** start ENTRIES SHOWN **
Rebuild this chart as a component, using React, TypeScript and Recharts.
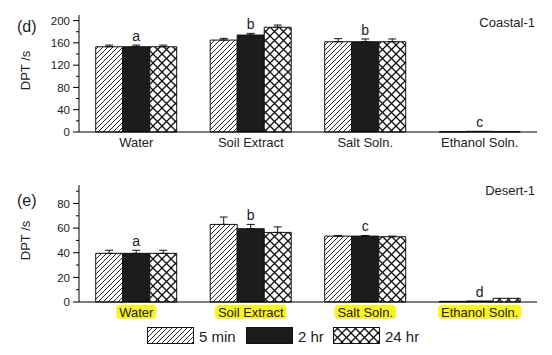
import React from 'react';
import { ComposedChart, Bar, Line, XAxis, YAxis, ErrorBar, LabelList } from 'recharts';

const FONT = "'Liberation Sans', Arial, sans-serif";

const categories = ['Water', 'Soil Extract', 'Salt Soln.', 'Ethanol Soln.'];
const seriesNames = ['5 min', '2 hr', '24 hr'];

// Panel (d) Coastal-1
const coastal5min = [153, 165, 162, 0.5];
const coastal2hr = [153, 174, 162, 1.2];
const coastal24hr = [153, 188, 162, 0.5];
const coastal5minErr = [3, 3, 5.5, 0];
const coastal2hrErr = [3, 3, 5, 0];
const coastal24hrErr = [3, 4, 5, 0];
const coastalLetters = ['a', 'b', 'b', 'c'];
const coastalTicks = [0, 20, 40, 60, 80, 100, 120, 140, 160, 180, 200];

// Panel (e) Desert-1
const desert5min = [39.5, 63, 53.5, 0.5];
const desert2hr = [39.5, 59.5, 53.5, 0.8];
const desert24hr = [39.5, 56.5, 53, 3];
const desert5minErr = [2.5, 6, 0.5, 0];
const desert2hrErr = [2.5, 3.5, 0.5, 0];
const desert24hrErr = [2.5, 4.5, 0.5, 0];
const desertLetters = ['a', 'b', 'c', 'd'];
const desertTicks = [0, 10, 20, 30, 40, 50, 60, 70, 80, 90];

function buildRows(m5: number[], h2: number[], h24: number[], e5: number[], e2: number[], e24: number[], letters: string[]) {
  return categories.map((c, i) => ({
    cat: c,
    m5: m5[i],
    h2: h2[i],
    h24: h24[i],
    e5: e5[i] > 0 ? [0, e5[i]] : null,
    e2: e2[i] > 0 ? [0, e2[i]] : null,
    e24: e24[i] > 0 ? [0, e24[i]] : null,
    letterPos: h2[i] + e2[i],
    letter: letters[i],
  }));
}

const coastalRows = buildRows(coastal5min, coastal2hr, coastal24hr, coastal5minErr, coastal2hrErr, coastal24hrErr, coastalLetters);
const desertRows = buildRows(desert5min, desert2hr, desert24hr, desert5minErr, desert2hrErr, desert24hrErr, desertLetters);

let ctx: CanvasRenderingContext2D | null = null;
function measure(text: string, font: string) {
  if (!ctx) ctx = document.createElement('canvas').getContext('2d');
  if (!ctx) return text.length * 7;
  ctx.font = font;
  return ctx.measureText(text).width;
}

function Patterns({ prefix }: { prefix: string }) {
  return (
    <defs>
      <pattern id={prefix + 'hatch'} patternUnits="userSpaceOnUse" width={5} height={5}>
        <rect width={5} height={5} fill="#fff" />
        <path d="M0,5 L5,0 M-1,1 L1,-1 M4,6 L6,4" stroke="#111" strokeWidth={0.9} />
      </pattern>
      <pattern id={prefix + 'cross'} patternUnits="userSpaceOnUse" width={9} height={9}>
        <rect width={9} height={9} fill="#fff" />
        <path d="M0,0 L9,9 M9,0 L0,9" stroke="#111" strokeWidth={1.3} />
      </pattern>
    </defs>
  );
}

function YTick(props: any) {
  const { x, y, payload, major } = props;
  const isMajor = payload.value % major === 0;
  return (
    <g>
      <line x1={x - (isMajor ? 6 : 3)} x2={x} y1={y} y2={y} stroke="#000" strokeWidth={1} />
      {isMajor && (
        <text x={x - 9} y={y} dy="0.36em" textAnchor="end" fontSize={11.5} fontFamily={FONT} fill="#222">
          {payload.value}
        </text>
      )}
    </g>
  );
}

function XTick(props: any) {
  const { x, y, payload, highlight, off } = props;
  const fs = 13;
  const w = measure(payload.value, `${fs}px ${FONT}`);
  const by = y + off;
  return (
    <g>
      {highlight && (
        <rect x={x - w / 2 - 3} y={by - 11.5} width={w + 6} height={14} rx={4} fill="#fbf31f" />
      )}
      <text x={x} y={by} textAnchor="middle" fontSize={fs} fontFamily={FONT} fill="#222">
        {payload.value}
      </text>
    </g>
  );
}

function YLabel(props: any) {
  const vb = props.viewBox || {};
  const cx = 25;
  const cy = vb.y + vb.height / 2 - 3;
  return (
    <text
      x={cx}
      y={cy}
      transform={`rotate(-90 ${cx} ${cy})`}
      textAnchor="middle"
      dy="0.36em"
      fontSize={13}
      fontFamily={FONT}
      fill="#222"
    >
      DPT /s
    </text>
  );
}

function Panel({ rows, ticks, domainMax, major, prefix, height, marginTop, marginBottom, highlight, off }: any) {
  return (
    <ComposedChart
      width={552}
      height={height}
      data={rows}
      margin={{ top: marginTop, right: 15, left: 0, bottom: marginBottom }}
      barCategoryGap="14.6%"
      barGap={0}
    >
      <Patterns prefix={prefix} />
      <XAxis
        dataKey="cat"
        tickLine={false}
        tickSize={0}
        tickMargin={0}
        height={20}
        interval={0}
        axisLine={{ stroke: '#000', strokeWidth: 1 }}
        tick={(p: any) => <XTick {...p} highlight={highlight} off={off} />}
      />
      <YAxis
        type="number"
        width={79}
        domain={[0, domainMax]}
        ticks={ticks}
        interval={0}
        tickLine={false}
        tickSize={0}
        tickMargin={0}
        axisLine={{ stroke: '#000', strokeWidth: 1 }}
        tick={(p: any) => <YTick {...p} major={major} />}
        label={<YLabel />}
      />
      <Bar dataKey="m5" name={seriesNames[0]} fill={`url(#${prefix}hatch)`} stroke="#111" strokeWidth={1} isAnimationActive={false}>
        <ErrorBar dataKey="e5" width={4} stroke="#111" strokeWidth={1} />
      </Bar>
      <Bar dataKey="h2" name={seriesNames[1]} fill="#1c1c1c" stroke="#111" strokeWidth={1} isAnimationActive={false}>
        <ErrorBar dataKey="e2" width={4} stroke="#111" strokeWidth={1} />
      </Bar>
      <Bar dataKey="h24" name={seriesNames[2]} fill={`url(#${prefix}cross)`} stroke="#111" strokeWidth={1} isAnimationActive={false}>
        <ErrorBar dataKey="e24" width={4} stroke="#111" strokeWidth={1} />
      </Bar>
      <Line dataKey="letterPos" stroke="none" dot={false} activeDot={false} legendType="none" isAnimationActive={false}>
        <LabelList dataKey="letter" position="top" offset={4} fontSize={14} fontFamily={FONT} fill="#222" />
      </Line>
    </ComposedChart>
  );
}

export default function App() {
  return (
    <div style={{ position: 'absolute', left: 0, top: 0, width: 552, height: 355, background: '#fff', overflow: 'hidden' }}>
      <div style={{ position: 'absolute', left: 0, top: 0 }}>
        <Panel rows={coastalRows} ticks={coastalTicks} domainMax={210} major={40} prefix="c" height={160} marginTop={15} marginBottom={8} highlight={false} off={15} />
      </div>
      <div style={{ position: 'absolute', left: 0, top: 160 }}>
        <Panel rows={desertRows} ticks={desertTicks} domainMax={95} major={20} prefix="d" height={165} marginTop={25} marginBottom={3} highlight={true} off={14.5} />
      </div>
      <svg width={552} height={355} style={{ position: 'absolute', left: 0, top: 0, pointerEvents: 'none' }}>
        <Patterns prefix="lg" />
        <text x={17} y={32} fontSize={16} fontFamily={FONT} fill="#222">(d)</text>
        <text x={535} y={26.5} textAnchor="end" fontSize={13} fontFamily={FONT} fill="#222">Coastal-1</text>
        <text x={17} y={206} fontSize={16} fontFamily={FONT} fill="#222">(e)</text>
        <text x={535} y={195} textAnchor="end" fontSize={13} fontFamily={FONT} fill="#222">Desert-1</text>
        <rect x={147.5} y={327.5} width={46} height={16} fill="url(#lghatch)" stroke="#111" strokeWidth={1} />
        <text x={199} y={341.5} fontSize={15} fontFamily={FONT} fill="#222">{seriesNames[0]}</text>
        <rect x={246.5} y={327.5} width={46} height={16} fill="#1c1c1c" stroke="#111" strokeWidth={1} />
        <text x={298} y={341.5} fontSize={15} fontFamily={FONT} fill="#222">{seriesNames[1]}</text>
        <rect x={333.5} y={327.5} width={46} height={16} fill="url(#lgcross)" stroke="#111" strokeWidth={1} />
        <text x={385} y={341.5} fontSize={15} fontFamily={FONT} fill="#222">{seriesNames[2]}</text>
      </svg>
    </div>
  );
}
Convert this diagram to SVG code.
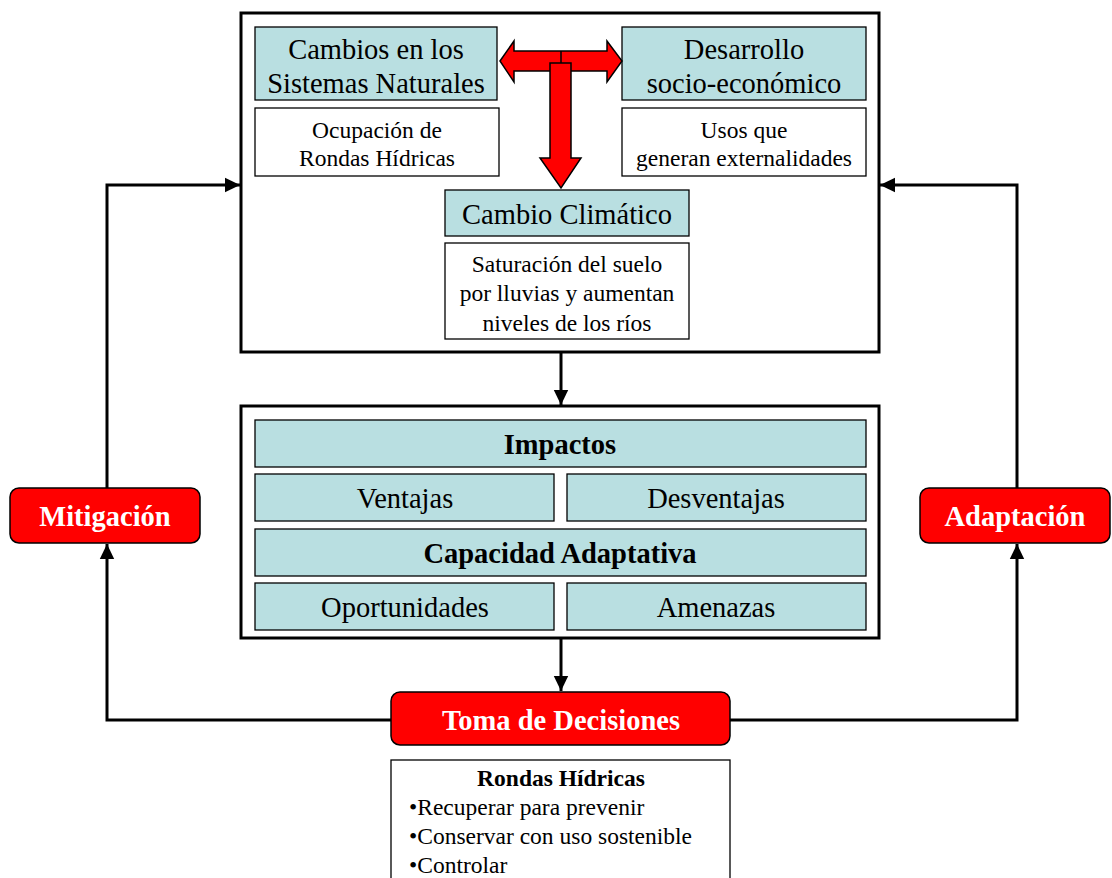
** end ENTRIES SHOWN **
### [TASK DESCRIPTION]
Find the lines that include the string "this", then copy each of them.

### [THE OUTPUT]
Rebuild this chart as a component, using React, TypeScript and Recharts.
Convert this diagram to SVG code.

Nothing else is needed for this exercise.